Problema semelhante foi relatado pelo UOL sobre pessoas formadas na área de saúde que não exercem a profissão, mas foram vacinadas contra a covid-19.
“É muito mais fácil, mais lógico para os administradores e para a população que seja essa ordenação. Todo mundo sabe a própria idade, se tem direito ou não pelo RG. Se você demanda mais documentos, isso se torna mais complexo”, afirma Marcelo Cabral, secretário-executivo do Conectar.

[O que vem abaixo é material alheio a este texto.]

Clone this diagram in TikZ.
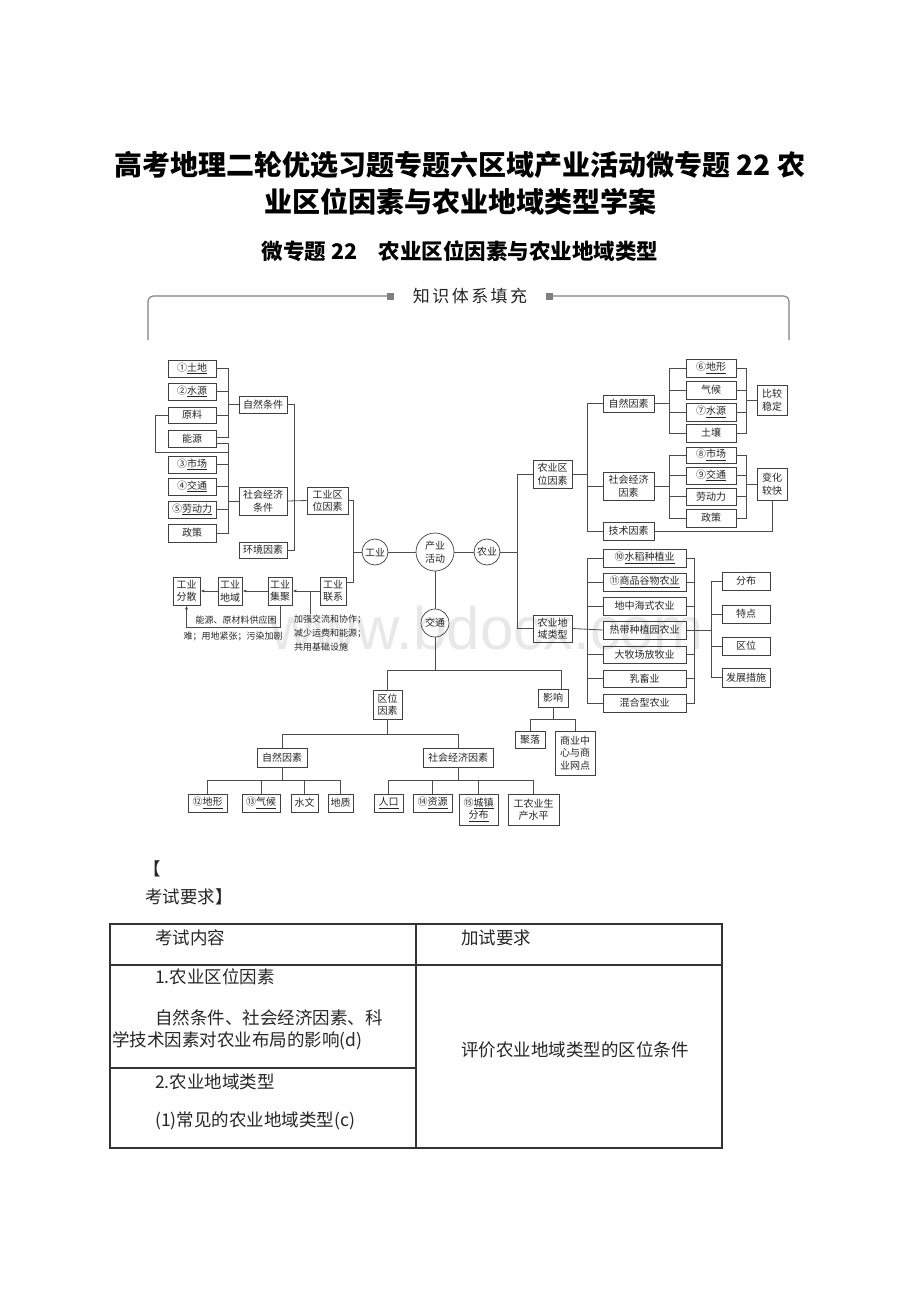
\documentclass[tikz,border=0pt]{standalone}
\usepackage{fontspec}
\setmainfont{Liberation Serif}
\newfontfamily\cjk{Noto Sans CJK SC}
\newfontfamily\wmfont{Liberation Sans}
\usetikzlibrary{arrows.meta}
\newcommand\ul[1]{\underline{#1}}
\newcommand\bx[6]{\node[bxs,minimum width={(#4)-(#2)},minimum height={(#5)-(#3)}] (#1) at ({((#2)+(#4))/2},{((#3)+(#5))/2}) {#6};}
\tikzset{
  bxs/.style={draw=black!75,line width=0.7pt,inner sep=0.5pt,align=center,font=\cjk\fontsize{10}{12.5}\selectfont,text=black!85},
  circ/.style={draw=black!75,line width=0.7pt,circle,inner sep=0pt,align=center,font=\cjk\fontsize{10}{12.5}\selectfont,text=black!85},
  ln/.style={draw=black!70,line width=0.8pt},
  arr/.style={-{Latex[length=4pt,width=3pt]}},
  note/.style={font=\cjk\fontsize{9}{14}\selectfont,text=black!85,inner sep=0pt},
  tbl/.style={font=\cjk\fontsize{17.5}{22}\selectfont,text=black!85,inner sep=0pt,anchor=west},
}
\begin{document}
\begin{tikzpicture}[x=1pt,y=-1pt]
\fill[white] (0,0) rectangle (920,1302);
\useasboundingbox (0,0) rectangle (920,1302);
% titles
\node[font=\cjk\bfseries\fontsize{28}{34}\selectfont] (t1) at (460,165) {高考地理二轮优选习题专题六区域产业活动微专题 22 农};
\node[font=\cjk\bfseries\fontsize{28}{34}\selectfont] (t2) at (460,202) {业区位因素与农业地域类型学案};
\node[font=\cjk\bfseries\fontsize{21.5}{26}\selectfont] (t3) at (460,251) {微专题 22\hspace{1em}农业区位因素与农业地域类型};
% watermark
\node[text=black!9,font=\wmfont\fontsize{60}{60}\selectfont] (wm) at (487,628) {www.bdocx.com};
% frame
\draw[draw=black!50,line width=1.1pt,rounded corners=5] (148,340) -- (148,296) -- (387,296);
\draw[draw=black!50,line width=1.1pt,rounded corners=5] (553,296) -- (789,296) -- (789,340);
\fill[black!50] (387,292.5) rectangle (394,299.5);
\fill[black!50] (546,292.5) rectangle (553,299.5);
\node[font=\cjk\fontsize{17}{20}\selectfont,text=black!85] (kt) at (470,296) {知\hspace{2.5pt}识\hspace{2.5pt}体\hspace{2.5pt}系\hspace{2.5pt}填\hspace{2.5pt}充};
% ---------- industry ----------
\bx{tudi}{168}{360}{216}{377}{①\ul{土地}}
\bx{shuiyuan}{168}{383}{216}{400}{②\ul{水源}}
\bx{yuanliao}{168}{407}{216}{423}{原料}
\bx{nengyuan}{168}{430}{216}{447}{能源}
\bx{shichang}{168}{456}{216}{473}{③\ul{市场}}
\bx{jiaotong}{168}{478}{216}{495}{④\ul{交通}}
\bx{laodong}{168}{501}{216}{518}{⑤\ul{劳动力}}
\bx{zhengce}{168}{524}{216}{542}{政策}
\bx{zrtj}{239}{396}{287}{413}{自然条件}
\bx{shjj}{239}{487}{287}{515}{社会经济\\条件}
\bx{hjys}{239}{542}{287}{558}{环境因素}
\bx{gyqw}{307}{487}{348}{514}{工业区\\位因素}
\node[circ,minimum size=26pt] (gongye) at (375,552) {工业};
\node[circ,minimum size=38pt] (chanye) at (435,552) {产业\\活动};
\node[circ,minimum size=26pt] (nongye) at (487,552) {农业};
\node[circ,minimum size=28pt] (jtc) at (435,623) {交通};
\bx{gylx}{320}{577}{346}{605}{工业\\联系}
\bx{gyjj}{268}{577}{292}{605}{工业\\集聚}
\bx{gydy}{218}{577}{242}{605}{工业\\地域}
\bx{gyfs}{173}{577}{200}{605}{工业\\分散}
% left brackets
\draw[ln] (tudi.east) -| (228,437) -- (nengyuan.east|-0,437);
\draw[ln] (shuiyuan.east) -- ++(12,0);
\draw[ln] (yuanliao.east) -- ++(12,0);
\draw[ln] (228,404.5) -- (zrtj.west);
\draw[ln] (nengyuan.east|-0,443) -| (228,533) -- (zhengce.east);
\draw[ln] (shichang.east) -- ++(12,0);
\draw[ln] (jiaotong.east) -- ++(12,0);
\draw[ln] (laodong.east) -- ++(12,0);
\draw[ln] (yuanliao.west) -| (155,452) -- (228,452);
\draw[ln] (228,501) -- (shjj.west);
\draw[ln] (zrtj.east) -| (294,550) -- (hjys.east);
\draw[ln] (shjj.east) -- (gyqw.west);
\draw[ln] (gyqw.east) -| (353,582) -- (gylx.east|-0,582);
\draw[ln] (353,552) -- (gongye.west);
\draw[ln,arr] (gylx.west) -- (gyjj.east);
\draw[ln] (310,591) -- (310,614);
\draw[ln,arr] (gyjj.west) -- (gydy.east);
\draw[ln,arr] (gydy.west) -- (gyfs.east);
\draw[ln,arr] (gyjj.south) -- ++(0,22) -| (gyfs.south);
\node[note,align=left,anchor=north west] (n1) at (294,615) {加强交流和协作；\\减少运费和能源；\\共用基础设施};
\node[note] (n2) at (236,620) {能源、原材料供应困};
\node[note] (n3) at (233,636) {难；用地紧张；污染加剧};
% circles
\draw[ln] (gongye.east) -- (chanye.west);
\draw[ln] (chanye.east) -- (nongye.west);
\draw[ln] (chanye.south) -- (jtc.north);
\draw[ln] (nongye.east) -- (517,552);
% ---------- agriculture ----------
\bx{nyqw}{533}{460}{572}{488}{农业区\\位因素}
\bx{nydy}{533}{615}{572}{642}{农业地\\域类型}
\draw[ln] (nyqw.west) -| (517,628.5) -- (nydy.west);
\bx{zrys}{603}{395}{654}{412}{自然因素}
\bx{shys}{603}{472}{654}{500}{社会经济\\因素}
\bx{jsys}{603}{522}{654}{540}{技术因素}
\draw[ln] (nyqw.east) -- (587,474);
\draw[ln] (zrys.west) -| (587,531) -- (jsys.west);
\draw[ln] (587,486) -- (shys.west);
\bx{dx6}{686}{359}{736}{377}{⑥\ul{地形}}
\bx{qh}{686}{381}{736}{399}{气候}
\bx{sy7}{686}{403}{736}{421}{⑦\ul{水源}}
\bx{tr}{686}{424}{736}{442}{土壤}
\bx{bjwd}{757}{385}{787}{415}{比较\\稳定}
\draw[ln] (zrys.east) -- (669,403.5);
\draw[ln] (dx6.west) -| (669,433) -- (tr.west);
\draw[ln] (qh.west) -- ++(-17,0);
\draw[ln] (sy7.west) -- ++(-17,0);
\draw[ln] (dx6.east) -| (746,433) -- (tr.east);
\draw[ln] (qh.east) -- ++(10,0);
\draw[ln] (sy7.east) -- ++(10,0);
\draw[ln] (746,400) -- (bjwd.west);
\bx{sc8}{686}{447}{736}{463}{⑧\ul{市场}}
\bx{jt9}{686}{467}{736}{484}{⑨\ul{交通}}
\bx{ldl}{686}{488}{736}{505}{劳动力}
\bx{zc}{686}{509}{736}{527}{政策}
\bx{bhkk}{757}{468}{787}{500}{变化\\较快}
\draw[ln] (shys.east) -- (669,486);
\draw[ln] (sc8.west) -| (669,518) -- (zc.west);
\draw[ln] (jt9.west) -- ++(-17,0);
\draw[ln] (ldl.west) -- ++(-17,0);
\draw[ln] (sc8.east) -| (746,518) -- (zc.east);
\draw[ln] (jt9.east) -- ++(10,0);
\draw[ln] (ldl.east) -- ++(10,0);
\draw[ln] (746,484) -- (bhkk.west);
\draw[ln] (jsys.east) -| (bhkk.south);
\bx{sd}{603}{549}{686}{567}{⑩\ul{水稻种植业}}
\bx{spgw}{603}{573}{686}{591}{⑪\ul{商品谷物农业}}
\bx{dzh}{603}{597}{686}{615}{地中海式农业}
\bx{rd}{603}{621}{686}{639}{热带种植园农业}
\bx{dmc}{603}{646}{686}{663}{大牧场放牧业}
\bx{rx}{603}{670}{686}{687}{乳畜业}
\bx{hh}{603}{694}{686}{712}{混合型农业}
\draw[ln] (nydy.east) -- (rd.west);
\draw[ln] (sd.west) -| (587,703) -- (hh.west);
\draw[ln] (spgw.west) -- ++(-16,0);
\draw[ln] (dzh.west) -- ++(-16,0);
\draw[ln] (dmc.west) -- ++(-16,0);
\draw[ln] (rx.west) -- ++(-16,0);
\draw[ln] (sd.east) -| (694,703) -- (hh.east);
\draw[ln] (spgw.east) -- ++(8,0);
\draw[ln] (dzh.east) -- ++(8,0);
\draw[ln] (dmc.east) -- ++(8,0);
\draw[ln] (rx.east) -- ++(8,0);
\draw[ln] (rd.east) -- (711,630);
\bx{fb}{722}{572}{770}{590}{分布}
\bx{td}{722}{605}{770}{623}{特点}
\bx{qw}{722}{637}{770}{655}{区位}
\bx{fzcs}{722}{668}{770}{687}{发展措施}
\draw[ln] (fb.west) -| (711,677.5) -- (fzcs.west);
\draw[ln] (td.west) -- ++(-11,0);
\draw[ln] (qw.west) -- ++(-11,0);
% ---------- transport ----------
\bx{qwys}{373}{690}{402}{719}{区位\\因素}
\bx{yx}{538}{689}{568}{707}{影响}
\draw[ln] (jtc.south) -- (jtc.south|-0,670);
\draw[ln] (qwys.north) |- (561,670) -- (yx.north-|561,0);
\bx{jl}{515}{731}{545}{748}{聚落}
\bx{syzx}{555}{731}{595}{775}{商业中\\心与商\\业网点}
\draw[ln] (yx.south) -- (553,719);
\draw[ln] (jl.north) |- (syzx.north|-0,719) -- (syzx.north);
\bx{zrys2}{257}{748}{307}{767}{自然因素}
\bx{shys2}{423}{748}{493}{767}{社会经济因素}
\draw[ln] (qwys.south) -- (387.5,734);
\draw[ln] (zrys2.north) |- (shys2.north|-0,734) -- (shys2.north);
\bx{dx12}{188}{794}{227}{812}{⑫\ul{地形}}
\bx{qh13}{242}{794}{280}{812}{⑬\ul{气候}}
\bx{sw}{291}{794}{318}{812}{水文}
\bx{dz}{328}{794}{353}{812}{地质}
\draw[ln] (zrys2.south) -- (282,780);
\draw[ln] (dx12.north) |- (dz.north|-0,780) -- (dz.north);
\draw[ln] (qh13.north) -- ++(0,-14);
\draw[ln] (sw.north) -- ++(0,-14);
\bx{rk}{374}{794}{403}{812}{\ul{人口}}
\bx{zy14}{413}{794}{452}{812}{⑭\ul{资源}}
\bx{cz15}{459}{794}{498}{825}{⑮\ul{城镇}\\\ul{分布}}
\bx{gny}{508}{794}{559}{825}{工农业生\\产水平}
\draw[ln] (shys2.south) -- (458,780);
\draw[ln] (rk.north) |- (gny.north|-0,780) -- (gny.north);
\draw[ln] (zy14.north) -- ++(0,-14);
\draw[ln] (cz15.north) -- ++(0,-14);
% ---------- exam requirements ----------
\node[tbl] (b1) at (143,869) {【};
\node[tbl] (b2) at (145,897) {考试要求】};
\draw[black!80,line width=1.1pt] (110,924) rectangle (722,1148);
\draw[black!80,line width=1.1pt] (416,924) -- (416,1148);
\draw[black!80,line width=1.1pt] (110,965) -- (722,965);
\draw[black!80,line width=1.1pt] (110,1068) -- (416,1068);
\node[tbl] (c1) at (155,938) {考试内容};
\node[tbl] (c2) at (461,938) {加试要求};
\node[tbl] (c3) at (155,977) {1.农业区位因素};
\node[tbl] (c4) at (155,1018) {自然条件、社会经济因素、科};
\node[tbl] (c5) at (112,1041) {学技术因素对农业布局的影响(d)};
\node[tbl] (c6) at (155,1082) {2.农业地域类型};
\node[tbl] (c7) at (155,1121) {(1)常见的农业地域类型(c)};
\node[tbl] (c8) at (461,1050) {评价农业地域类型的区位条件};
\end{tikzpicture}
\end{document}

Em vídeo, o presidente do Cosems-MS, Rogério Leite, disse que a flexibilização dá, “democraticamente, a possibilidade de todos, independentemente da classe trabalhadora, serem imunizados”. Cidades, como o Rio de Janeiro, por exemplo, já liberaram a vacinação por faixa etária para pessoas com menos de 60 anos.
Mas, para que se consiga avançar com tranquilidade na imunização, o Ministério da Saúde precisa garantir a chegada de novas doses. Para junho, porém, a projeção de entregas já foi revista.
No total, até o momento, já foram distribuídas pelo Ministério da Saúde cerca de 97 milhões de doses. De acordo com a atualização de segunda-feira (31), delas, 68 milhões foram aplicadas, cerca de 70% do total. Duas em cada dez pessoas no Brasil já receberam ao menos uma dose de imunizantes contra a covid-19.